The first is that, if we grant the abuse, the objective is more than sound — it is compelling. “A righteous man regardeth the life of his beast: but the tender mercies of the wicked are cruel” (Prov. 12:10). It is false to say that men do not owe anything to their animals. We clearly do not owe the same thing to animals that we owe to one another, because a Christian man can treat an animal decently that he winds up having for dinner. But nevertheless, mutatis mutandis, we clearly owe our animals respect, and this applies both to the twenty chickens in the barnyard, and to the twenty thousand chickens in that large building on the horizon over there. That is the first principle.

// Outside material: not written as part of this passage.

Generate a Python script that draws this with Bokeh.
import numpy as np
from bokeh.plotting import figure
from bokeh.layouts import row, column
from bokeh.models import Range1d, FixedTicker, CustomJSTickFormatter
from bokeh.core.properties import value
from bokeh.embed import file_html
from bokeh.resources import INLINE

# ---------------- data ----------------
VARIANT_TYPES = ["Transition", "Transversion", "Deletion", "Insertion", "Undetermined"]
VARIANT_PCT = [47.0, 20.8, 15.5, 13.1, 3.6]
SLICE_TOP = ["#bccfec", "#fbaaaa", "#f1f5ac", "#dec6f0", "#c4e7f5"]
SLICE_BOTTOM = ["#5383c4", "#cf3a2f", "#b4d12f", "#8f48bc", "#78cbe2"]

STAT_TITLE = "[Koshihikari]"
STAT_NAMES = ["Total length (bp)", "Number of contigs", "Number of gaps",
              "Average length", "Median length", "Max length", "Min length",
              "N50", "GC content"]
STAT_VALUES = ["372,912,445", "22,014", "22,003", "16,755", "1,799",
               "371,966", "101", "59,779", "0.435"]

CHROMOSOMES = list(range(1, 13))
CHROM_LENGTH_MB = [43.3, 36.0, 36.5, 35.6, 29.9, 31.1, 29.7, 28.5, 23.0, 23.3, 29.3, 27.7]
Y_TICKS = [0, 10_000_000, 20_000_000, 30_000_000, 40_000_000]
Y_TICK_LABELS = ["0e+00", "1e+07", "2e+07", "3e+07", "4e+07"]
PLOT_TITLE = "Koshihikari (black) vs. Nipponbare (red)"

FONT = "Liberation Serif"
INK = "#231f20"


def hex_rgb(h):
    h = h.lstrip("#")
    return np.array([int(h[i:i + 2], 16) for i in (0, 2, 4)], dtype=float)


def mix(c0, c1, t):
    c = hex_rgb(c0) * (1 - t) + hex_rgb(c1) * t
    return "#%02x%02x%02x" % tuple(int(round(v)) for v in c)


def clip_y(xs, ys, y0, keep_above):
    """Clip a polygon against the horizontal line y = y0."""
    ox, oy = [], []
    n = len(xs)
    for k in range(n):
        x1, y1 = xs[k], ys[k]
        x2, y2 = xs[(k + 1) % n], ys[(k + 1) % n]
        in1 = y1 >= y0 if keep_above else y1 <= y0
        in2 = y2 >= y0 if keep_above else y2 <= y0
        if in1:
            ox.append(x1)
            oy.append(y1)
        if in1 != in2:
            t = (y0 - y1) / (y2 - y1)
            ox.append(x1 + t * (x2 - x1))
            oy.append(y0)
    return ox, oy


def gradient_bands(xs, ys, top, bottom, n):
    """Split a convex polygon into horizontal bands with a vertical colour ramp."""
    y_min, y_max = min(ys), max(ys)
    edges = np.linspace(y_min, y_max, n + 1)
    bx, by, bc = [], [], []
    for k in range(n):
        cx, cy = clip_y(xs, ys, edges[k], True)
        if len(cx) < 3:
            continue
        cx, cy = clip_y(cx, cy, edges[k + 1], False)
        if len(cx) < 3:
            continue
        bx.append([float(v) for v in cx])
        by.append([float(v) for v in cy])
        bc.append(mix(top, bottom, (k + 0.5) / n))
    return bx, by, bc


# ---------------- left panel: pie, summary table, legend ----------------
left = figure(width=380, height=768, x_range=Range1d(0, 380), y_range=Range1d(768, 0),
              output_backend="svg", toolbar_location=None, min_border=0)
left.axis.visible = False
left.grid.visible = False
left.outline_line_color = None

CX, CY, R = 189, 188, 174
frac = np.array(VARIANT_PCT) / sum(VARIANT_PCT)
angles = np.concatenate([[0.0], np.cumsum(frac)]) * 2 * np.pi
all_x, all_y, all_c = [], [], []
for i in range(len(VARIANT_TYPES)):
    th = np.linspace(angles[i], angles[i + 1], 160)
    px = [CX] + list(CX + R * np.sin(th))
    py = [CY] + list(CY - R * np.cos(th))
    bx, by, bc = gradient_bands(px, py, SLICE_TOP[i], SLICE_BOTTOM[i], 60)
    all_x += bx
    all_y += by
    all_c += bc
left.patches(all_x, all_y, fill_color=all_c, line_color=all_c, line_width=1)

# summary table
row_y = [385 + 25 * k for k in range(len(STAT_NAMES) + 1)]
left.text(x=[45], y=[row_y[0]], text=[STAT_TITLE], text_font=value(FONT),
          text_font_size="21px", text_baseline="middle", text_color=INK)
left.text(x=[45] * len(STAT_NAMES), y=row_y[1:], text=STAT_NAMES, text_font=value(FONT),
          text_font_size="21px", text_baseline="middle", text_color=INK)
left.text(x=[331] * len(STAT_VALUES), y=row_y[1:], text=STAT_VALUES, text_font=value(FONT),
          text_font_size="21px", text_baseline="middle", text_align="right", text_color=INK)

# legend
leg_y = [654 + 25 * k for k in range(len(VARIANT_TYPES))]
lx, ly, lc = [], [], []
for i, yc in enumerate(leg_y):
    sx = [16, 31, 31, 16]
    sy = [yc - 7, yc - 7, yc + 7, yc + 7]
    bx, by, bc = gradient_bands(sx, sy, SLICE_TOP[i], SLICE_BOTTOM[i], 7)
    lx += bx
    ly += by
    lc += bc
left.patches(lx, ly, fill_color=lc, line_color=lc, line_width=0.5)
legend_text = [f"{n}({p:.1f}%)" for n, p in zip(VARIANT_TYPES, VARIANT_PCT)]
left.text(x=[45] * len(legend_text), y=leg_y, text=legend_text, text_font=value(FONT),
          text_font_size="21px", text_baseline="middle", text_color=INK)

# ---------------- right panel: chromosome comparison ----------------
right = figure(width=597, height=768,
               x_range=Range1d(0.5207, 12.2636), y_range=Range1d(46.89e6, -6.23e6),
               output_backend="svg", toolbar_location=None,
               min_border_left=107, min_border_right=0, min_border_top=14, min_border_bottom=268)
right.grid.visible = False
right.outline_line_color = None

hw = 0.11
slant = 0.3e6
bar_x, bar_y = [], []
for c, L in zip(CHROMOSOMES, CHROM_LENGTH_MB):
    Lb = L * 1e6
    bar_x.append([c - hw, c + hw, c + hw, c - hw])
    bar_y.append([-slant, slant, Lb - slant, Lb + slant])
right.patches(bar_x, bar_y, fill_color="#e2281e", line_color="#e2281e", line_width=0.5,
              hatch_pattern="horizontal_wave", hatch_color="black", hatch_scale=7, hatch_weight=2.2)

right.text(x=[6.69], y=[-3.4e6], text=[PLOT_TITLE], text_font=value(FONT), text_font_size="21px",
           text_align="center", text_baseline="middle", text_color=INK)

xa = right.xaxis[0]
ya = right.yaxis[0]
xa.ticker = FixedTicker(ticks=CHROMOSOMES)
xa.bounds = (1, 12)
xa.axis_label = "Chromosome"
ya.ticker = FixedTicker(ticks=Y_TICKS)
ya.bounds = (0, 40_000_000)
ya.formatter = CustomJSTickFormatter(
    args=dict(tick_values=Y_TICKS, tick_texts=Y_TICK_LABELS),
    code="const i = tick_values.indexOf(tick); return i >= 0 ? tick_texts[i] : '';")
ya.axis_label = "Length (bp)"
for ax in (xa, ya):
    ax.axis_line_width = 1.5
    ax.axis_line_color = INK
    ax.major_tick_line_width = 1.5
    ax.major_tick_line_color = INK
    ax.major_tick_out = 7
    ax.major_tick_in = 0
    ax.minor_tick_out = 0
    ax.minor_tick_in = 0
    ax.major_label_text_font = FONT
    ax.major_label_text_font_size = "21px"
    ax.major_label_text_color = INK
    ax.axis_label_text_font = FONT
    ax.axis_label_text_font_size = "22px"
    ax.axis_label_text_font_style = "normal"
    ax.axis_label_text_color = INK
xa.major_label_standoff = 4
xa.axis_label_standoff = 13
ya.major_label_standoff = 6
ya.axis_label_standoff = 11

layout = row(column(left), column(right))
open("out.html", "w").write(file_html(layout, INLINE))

But the second principle has to be remembered as well. Animals are not the same as humans, for we bear the image of God and they do not. But animals are similar to humans; we can empathize with them to varying degrees, and, depending on the circumstances, we should. But this similarity leads to the second point. Just as we all should know intuitively that abuse is wrong, so we should also all know intuitively that abuse is counterproductive. At some point pretty soon in the process, a significantly abusive chicken rancher would run into the law of diminishing returns, and the results would spell disaster for him.

If a dairyman hired small boys with sticks to torment his cows all day long at close intervals, would his milk production go up or down? This is not a trick question. Animals do not perform well under abusive pressure, any more than humans do. We are similar that way. But in 1935, it took 16 weeks to get chickens up to a scrawny 2.8 pounds. In 2006, it took 7 weeks to get them up to 6 pounds. To argue that these results were achieved by making their chicken lives hellish is, at some significant level, counterintuitive.

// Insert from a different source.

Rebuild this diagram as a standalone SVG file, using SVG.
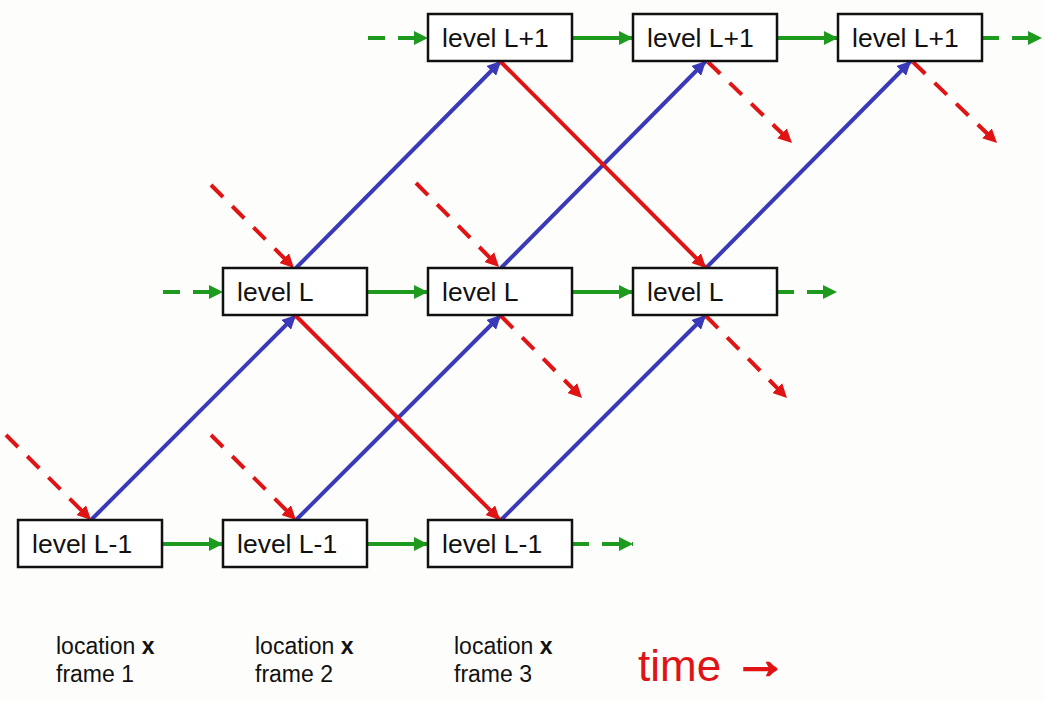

But if the argument then shifts, and it is maintained that this is all done with hormones and mirrors, and that the chickens are living the luxurious life of the doomed, and that the hormones are bad for you and your sandwich, then we should at least notice that the abuse argument has been dropped. We are no longer talking about chickens in torment, and are now talking about how the splendid condition of the chickens was achieved by cheating. There are reasonable questions to raise there, I am sure, but they are not the same questions that Proverbs 12:10 creates.